Schwerpunkt
Naturheilpraxis 05/2020

ADHS und Lernschwierigkeiten

Behandlung über Kranium und HWS

Jonas, ein elfjähriger Schüler, rief selbst in der Praxis an und verlangte dringend einen Behandlungstermin. "Was gibt’s denn so Eiliges? Tut Dir etwas weh?" "Nö, Herr Doktor, aber Sie wissen schon: Ich lass mir lieber eine halbe Stunde den Kopf krabbeln, als jeden Tag eine Stunde länger für die Hausaufgaben zu brauchen. Jetzt ist es wieder so weit." Der junge Pragmatiker erhielt seinen Notfalltermin. Eine wesentliche Mitursache von Konzentrationsstörungen und deren Behandlung steht im Zentrum dieses Beitrags: Propriozeptions- und Konzentrationsstörungen durch kraniomandibuläre Belastungen.

Ein Beitrag von Dr. med. Klaus G. Weber
Lesezeit: ca. 8 Minuten

Angesichts der rasanten Zunahme der Diagnose Aufmerksamkeitsdefizit- und Hyperaktivitäts-Störung, ADS bzw. ADHS, stellt sich die Frage, ob so viele Kinder und Jugendliche tatsächlich krank sind. Kann es sein, dass in manchen Regionen wirklich jedes vierte Kind Psychopharmaka nehmen muss, um die entsprechende Symptomatik zu bekämpfen?

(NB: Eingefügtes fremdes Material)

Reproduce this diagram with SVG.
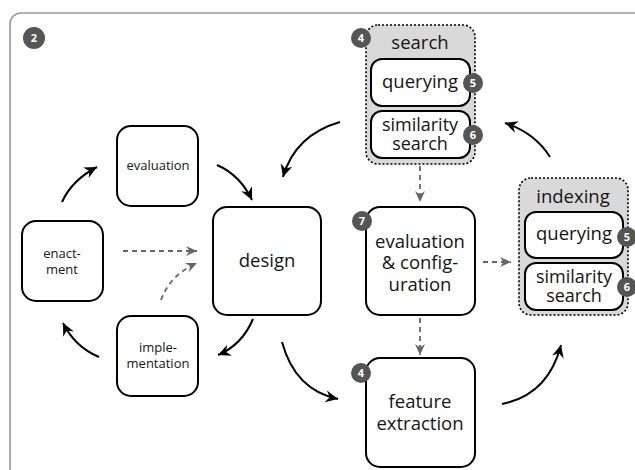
<svg xmlns="http://www.w3.org/2000/svg" width="635" height="470" viewBox="0 0 635 470">
  <style>
    .frame { fill: #fff; stroke: #999; stroke-width: 1.6; }
    .box { fill: #fff; stroke: #000; stroke-width: 2; }
    .group { fill: #d9d9d9; stroke: #000; stroke-width: 1.6; stroke-dasharray: 2 2; }
    .t { font-family: "Open Sans", "Liberation Sans", sans-serif; fill: #151515; text-anchor: middle; }
    .big { font-size: 18.5px; }
    .tight { font-size: 18px; }
    .small { font-size: 13px; }
    .badge circle { fill: #555; }
    .badge text { font-family: "Open Sans", "Liberation Sans", sans-serif; font-weight: bold; font-size: 11px; fill: #fff; text-anchor: middle; }
    .flow { fill: none; stroke: #000; stroke-width: 2; marker-end: url(#head); }
    .dep { fill: none; stroke: #666; stroke-width: 1.8; stroke-dasharray: 5 4; marker-end: url(#headGray); }
  </style>
  <defs>
    <marker id="head" viewBox="-13 -7 14 14" markerWidth="14" markerHeight="14" refX="0" refY="0" orient="auto" markerUnits="userSpaceOnUse">
      <path d="M0,0 L-12.5,-6 L-8.5,0 L-12.5,6 Z" fill="#000"/>
    </marker>
    <marker id="headGray" viewBox="-12 -6 13 12" markerWidth="13" markerHeight="12" refX="0" refY="0" orient="auto" markerUnits="userSpaceOnUse">
      <path d="M0,0 L-11,-5 L-7.5,0 L-11,5 Z" fill="#666"/>
    </marker>
  </defs>

  <!-- outer panel -->
  <rect class="frame" x="10" y="13" width="700" height="600" rx="11"/>
  <g id="panel-badge" class="badge">
    <circle cx="34" cy="38" r="11"/>
    <text x="34" y="42">2</text>
  </g>

  <!-- connectors -->
  <g id="connectors">
    <path class="flow" d="M62,202 Q72,180 97,167"/>
    <path class="flow" d="M217,165 Q240,175 252,200"/>
    <path class="flow" d="M340,122 Q295,135 283,177"/>
    <path class="flow" d="M253,319 Q242,345 218,355"/>
    <path class="flow" d="M99,357 Q75,347 63,323"/>
    <path class="flow" d="M282,342 Q295,390 338,399"/>
    <path class="flow" d="M502,404 Q548,395 561,345"/>
    <path class="flow" d="M550,157 Q535,133 505,123"/>
    <path class="dep" d="M420,166 L420,202"/>
    <path class="dep" d="M420,318 L420,355"/>
    <path class="dep" d="M483,262 L511,262"/>
    <path class="dep" d="M123,251 L197,251"/>
    <path class="dep" d="M161,300 Q170,275 197,263"/>
  </g>

  <!-- design cycle -->
  <g id="evaluation">
    <rect class="box" x="117" y="126" width="81" height="80" rx="14"/>
    <text class="t small" x="158" y="170">evaluation</text>
  </g>
  <g id="enactment">
    <rect class="box" x="22" y="221" width="81" height="80" rx="14"/>
    <text class="t small" x="62" y="258">enact-</text>
    <text class="t small" x="62" y="274">ment</text>
  </g>
  <g id="implementation">
    <rect class="box" x="117" y="316" width="81" height="80" rx="14"/>
    <text class="t small" x="158" y="352">imple-</text>
    <text class="t small" x="158" y="368">mentation</text>
  </g>
  <g id="design">
    <rect class="box" x="213" y="207" width="108" height="108" rx="14"/>
    <text class="t big" x="267" y="267">design</text>
  </g>

  <!-- search group -->
  <g id="search">
    <rect class="group" x="366" y="25" width="109" height="139" rx="12"/>
    <text class="t big" x="420" y="49">search</text>
    <g class="badge">
      <circle cx="361" cy="38" r="10"/>
      <text x="361" y="42">4</text>
    </g>
  </g>
  <g id="search-querying">
    <rect class="box" x="371" y="59" width="99" height="47" rx="11"/>
    <text class="t big" x="420" y="88">querying</text>
    <g class="badge">
      <circle cx="473" cy="83" r="10"/>
      <text x="473" y="87">5</text>
    </g>
  </g>
  <g id="search-similarity">
    <rect class="box" x="371" y="111" width="99" height="47" rx="11"/>
    <text class="t tight" x="420" y="131">similarity</text>
    <text class="t tight" x="420" y="150">search</text>
    <g class="badge">
      <circle cx="473" cy="135" r="10"/>
      <text x="473" y="139">6</text>
    </g>
  </g>

  <!-- evaluation & configuration -->
  <g id="eval-config">
    <rect class="box" x="366" y="207" width="109" height="108" rx="14"/>
    <text class="t big" x="420" y="248">evaluation</text>
    <text class="t big" x="420" y="269">&amp; config-</text>
    <text class="t big" x="420" y="291">uration</text>
    <g class="badge">
      <circle cx="362" cy="221" r="10"/>
      <text x="362" y="225">7</text>
    </g>
  </g>

  <!-- feature extraction -->
  <g id="feature-extraction">
    <rect class="box" x="366" y="358" width="109" height="109" rx="14"/>
    <text class="t big" x="420" y="408">feature</text>
    <text class="t big" x="420" y="430">extraction</text>
    <g class="badge">
      <circle cx="361" cy="373" r="10"/>
      <text x="361" y="377">4</text>
    </g>
  </g>

  <!-- indexing group -->
  <g id="indexing">
    <rect class="group" x="519" y="178" width="109" height="137" rx="12"/>
    <text class="t big" x="573" y="203">indexing</text>
  </g>
  <g id="indexing-querying">
    <rect class="box" x="525" y="212" width="98" height="46" rx="11"/>
    <text class="t big" x="574" y="240">querying</text>
    <g class="badge">
      <circle cx="627" cy="237" r="10"/>
      <text x="627" y="241">5</text>
    </g>
  </g>
  <g id="indexing-similarity">
    <rect class="box" x="525" y="263" width="98" height="47" rx="11"/>
    <text class="t tight" x="574" y="283">similarity</text>
    <text class="t tight" x="574" y="302">search</text>
    <g class="badge">
      <circle cx="627" cy="287" r="10"/>
      <text x="627" y="291">6</text>
    </g>
  </g>
</svg>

In ihrer Streitschrift „Warum ADHS keine Krankheit ist“ stellt Amrei Wittwer (1) die Frage, ob Kinder, die den Erwartungen nicht entsprechen und störend auffallen, zu schnell medikamentös behandelt werden. Wer karrierekonforme „Teflonklone“ erwartet, wird viele Kinder als krank oder störend wahrnehmen, die eigentlich nur eine ausgeprägte Individualität aufweisen. Nicht nur naturheilkundliche Behandler sollten einige Faktoren bedenken, die dazu führen können, dass Kinder und Jugendliche konzentrationsgemindert und hyperkinetisch erscheinen.

Ernährungsdefizite

Zucker und raffinierte Mehle in Weißbrot, süßen Stückchen, Pasta, Ketchup etc. verringern phasenweise durch schwankende Zucker- und Insulinspiegel die Konzentrations- und Belastungsfähigkeit. Weitreichende Veränderungen in Tierversuchen (2) sind ähnlich bei Menschen zu erwarten. Koffein (Cola-Getränke) und Nahrungszusatzstoffe wie Süßstoffe (z. B. Aspartam in Cola light), Farbstoffe (z. B. in Gummibärchen), Konservierungsstoffe wie Natriumbenzoat in industriell verarbeiteten Nahrungsmitteln und mikrokristalline Zellulose (z. B. in Zahnpasta) können Erregungszustände bahnen. Mangel an Vitaminen und Mikronährstoffen wie Magnesium reduziert die Stressbelastbarkeit und erhöht die Erregungsbereitschaft (3). Spritzmittel wie Organophosphate (heute meist verboten) und Pyrethroide erhöhen das Risiko für ADHS. Vor allem bei Jungen gab es einen Zuwachs um 300 % (4, 5). Bereits eine relative Laktose- und Glutenintoleranz kann die Leistungsbreite einschränken. Fehlverdauung und Alterationen im Mikrobiom sind weitere Risikofaktoren. Unverträgliche Rohkost führt zur Bildung von (Fusel-)Alkoholen. Das beeinträchtigt ebenso wie die Eiweißverfaulung im Darm die Gehirnleistung. Frisch zubereitete Nahrung, gewürzt mit entsprechenden Kräutern, beugt diesem Problem vor. Da es nicht die eine gesunde Ernährung für jeden gibt, gilt es die individuellen Bedürfnisse so gut wie möglich zu ergründen. Probiotika können die Verstoffwechselung der Nahrung fördern, stabilisieren und damit biochemischen Belastungen des ZNS vorbeugen.